A partir daí criaram-se dois sistemas de registro: um cadastro geral,
em nível de Secretaria, exclusivamente com os dados de identificação
e um registro clínico, sem identificação nominal, contendo
o motivo da procura (a queixa do paciente), assim como outros atendimentos realizados
(avaliação neurológica, psiquiátrica, etc.). O preenchimento
deste registro é feito cuidadosamente no quadro do caso pelo estagiário
responsável, acompanhado pelo supervisor. Penso que com esta breve apresentação
é possível acompanhar a construção de bases para
a pesquisa que nascem diretamente de uma experiência de trabalho.
No encaminhamento para a finalização destas reflexões,
considero que, passo a passo, vimos trabalhando para a constituição
de um espaço clínico institucional, orientado pela escuta do singular,
num âmbito socializado, no qual se possa compartilhar e debater questões
clínicas numa perspectiva ética e de construção
de uma reflexão teórica.
Uma última palavra sobre a análise pessoal. O fato de estarmos
num ambiente acadêmico, referidos – necessariamente referidos -
à determinações curriculares, impõe certas marcas,
com as quais temos constantemente que nos haver, na medida em que aqui e ali
se contradizem o discurso universitário e o discurso analítico.

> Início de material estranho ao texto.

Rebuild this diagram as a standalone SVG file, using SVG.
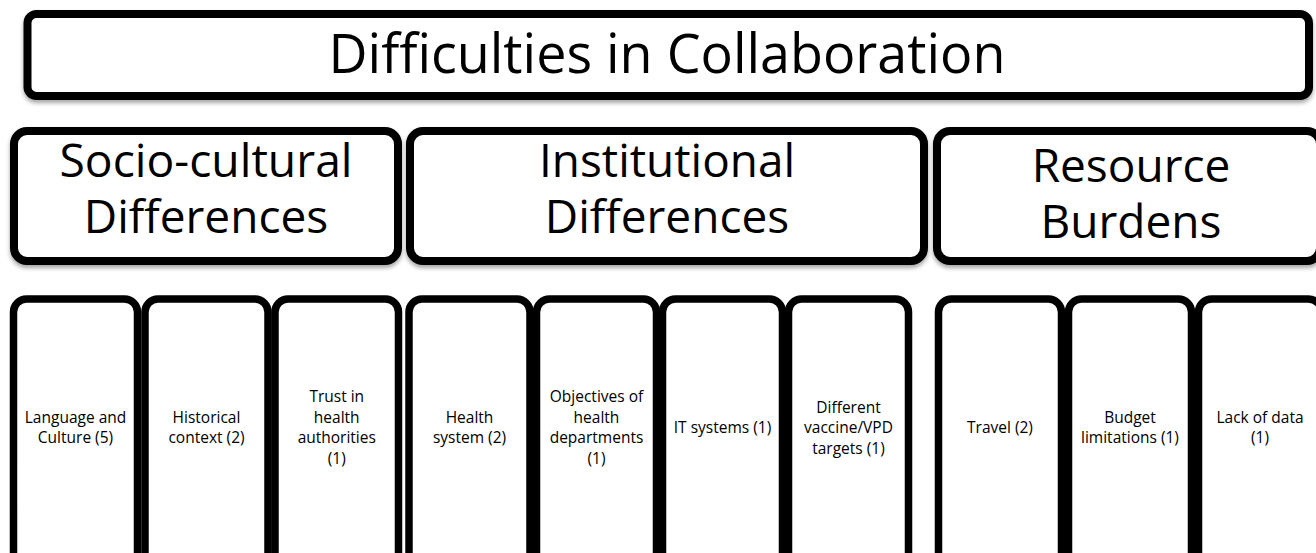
<svg xmlns="http://www.w3.org/2000/svg" width="1316" height="553" viewBox="0 0 1316 553">
  <defs>
    <filter id="sh" x="-5%" y="-10%" width="110%" height="130%">
      <feDropShadow dx="0" dy="3" stdDeviation="2.2" flood-color="#000" flood-opacity="0.35"/>
    </filter>
    <style>
      .box { fill: #ffffff; stroke: #000000; stroke-width: 8; filter: url(#sh); }
      .cell { fill: #ffffff; stroke: #000000; stroke-width: 7.5; }
      text { font-family: "Open Sans", "Noto Sans", sans-serif; fill: #000000; text-anchor: middle; }
      .t0 { font-size: 54px; }
      .t1 { font-size: 46px; }
      .t2 { font-size: 15.5px; }
    </style>
  </defs>
  <rect width="1316" height="553" fill="#ffffff"/>

  <g id="title">
    <rect class="box" x="27.5" y="14" width="1281.5" height="82" rx="9"/>
    <text class="t0" x="667" y="73" textLength="677" lengthAdjust="spacingAndGlyphs">Difficulties in Collaboration</text>
  </g>

  <g id="socio-cultural">
    <rect class="box" x="14" y="131" width="384" height="130" rx="13"/>
    <text class="t1" x="206" y="177" textLength="293" lengthAdjust="spacingAndGlyphs">Socio-cultural</text>
    <text class="t1" x="206" y="233">Differences</text>
  </g>
  <g id="institutional">
    <rect class="box" x="410" y="131" width="514" height="130" rx="13"/>
    <text class="t1" x="667" y="177" textLength="256" lengthAdjust="spacingAndGlyphs">Institutional</text>
    <text class="t1" x="667" y="233">Differences</text>
  </g>
  <g id="resource">
    <rect class="box" x="937" y="131" width="383" height="130" rx="13"/>
    <text class="t1" x="1131" y="182">Resource</text>
    <text class="t1" x="1131" y="238">Burdens</text>
  </g>

  <g id="language">
    <rect class="cell" x="13.5" y="299" width="124" height="270" rx="13"/>
    <text class="t2" x="75.5" y="422.75">Language and</text>
    <text class="t2" x="75.5" y="443.25">Culture (5)</text>
  </g>
  <g id="historical">
    <rect class="cell" x="145" y="299" width="123" height="270" rx="13"/>
    <text class="t2" x="206.5" y="422.75">Historical</text>
    <text class="t2" x="206.5" y="443.25">context (2)</text>
  </g>
  <g id="trust">
    <rect class="cell" x="275" y="299" width="123.5" height="270" rx="13"/>
    <text class="t2" x="336.75" y="402.25">Trust in</text>
    <text class="t2" x="336.75" y="422.75">health</text>
    <text class="t2" x="336.75" y="443.25">authorities</text>
    <text class="t2" x="336.75" y="463.75">(1)</text>
  </g>
  <g id="health-system">
    <rect class="cell" x="409" y="299" width="121" height="270" rx="13"/>
    <text class="t2" x="469.5" y="422.75">Health</text>
    <text class="t2" x="469.5" y="443.25">system (2)</text>
  </g>
  <g id="objectives">
    <rect class="cell" x="536.5" y="299" width="120" height="270" rx="13"/>
    <text class="t2" x="596.5" y="402.25">Objectives of</text>
    <text class="t2" x="596.5" y="422.75">health</text>
    <text class="t2" x="596.5" y="443.25">departments</text>
    <text class="t2" x="596.5" y="463.75">(1)</text>
  </g>
  <g id="it-systems">
    <rect class="cell" x="662.5" y="299" width="120" height="270" rx="13"/>
    <text class="t2" x="722.5" y="433">IT systems (1)</text>
  </g>
  <g id="vaccine">
    <rect class="cell" x="788.5" y="299" width="120" height="270" rx="13"/>
    <text class="t2" x="848.5" y="412.5">Different</text>
    <text class="t2" x="848.5" y="433">vaccine/VPD</text>
    <text class="t2" x="848.5" y="453.5">targets (1)</text>
  </g>
  <g id="travel">
    <rect class="cell" x="938.5" y="299" width="123" height="270" rx="13"/>
    <text class="t2" x="1000" y="433">Travel (2)</text>
  </g>
  <g id="budget">
    <rect class="cell" x="1068.5" y="299" width="123" height="270" rx="13"/>
    <text class="t2" x="1130" y="422.75">Budget</text>
    <text class="t2" x="1130" y="443.25">limitations (1)</text>
  </g>
  <g id="lack-of-data">
    <rect class="cell" x="1198.5" y="299" width="123" height="270" rx="13"/>
    <text class="t2" x="1260" y="422.75">Lack of data</text>
    <text class="t2" x="1260" y="443.25">(1)</text>
  </g>

  <g id="connectors"/>
</svg>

O exercício clínico sustentado na psicanálise convoca o
praticante a buscar sua experiência pessoal de análise –
seja a partir da angústia que lhe produz a posição de escuta,
seja a partir da convocação a seu próprio desejo, à
sua implicação e responsabilização. Isto é
o que podemos esperar como efeito da condução do trabalho, porque
análise pessoal não se pode prescrever.
Finalizando, então, desejo dizer que para realizar esta intervenção,
além de minha própria experiência como supervisora da Clínica
de Psicologia, contei com a leitura cuidadosa das atas das reuniões,
registradas no Livro de Atas da Clínica. Desta leitura, gostaria de sublinhar
a importância do registro do “vivo” de cada discussão,
muito além da mera enumeração de decisões e fatos,
realizado por diferentes pessoas – estagiários, extensionistas
e supervisores – nos sucessivos semestres de seu funcionamento. Graças
aos relatos clínicos e transferenciais ali registrados, foi possível
acompanhar os desdobramentos da construção da Clínica até
o momento, cabendo-me aqui situar algumas das questões que nos têm
interrogado e que seguem constituindo matéria de reflexão e teorização
para nosso trabalho.
Desejo, finalmente, expressar meu reconhecimento à atual Comissão
de Patrimônio e Eventos que me convidou a realizar esta intervenção
e em especial à minha colega, professora Cristian Giles, que sugeriu
que eu abordasse a questão da clínica institucional, confiando-me
esta tarefa complexa, mas enriquecedora. O percurso que realizei para concretizá-la
constituiu-se afinal em oportunidade para formalizar o projeto pelo qual sou
responsável, denominado “A Construção da Clínica”,
na perspectiva do qual apresento esta como uma primeira produção.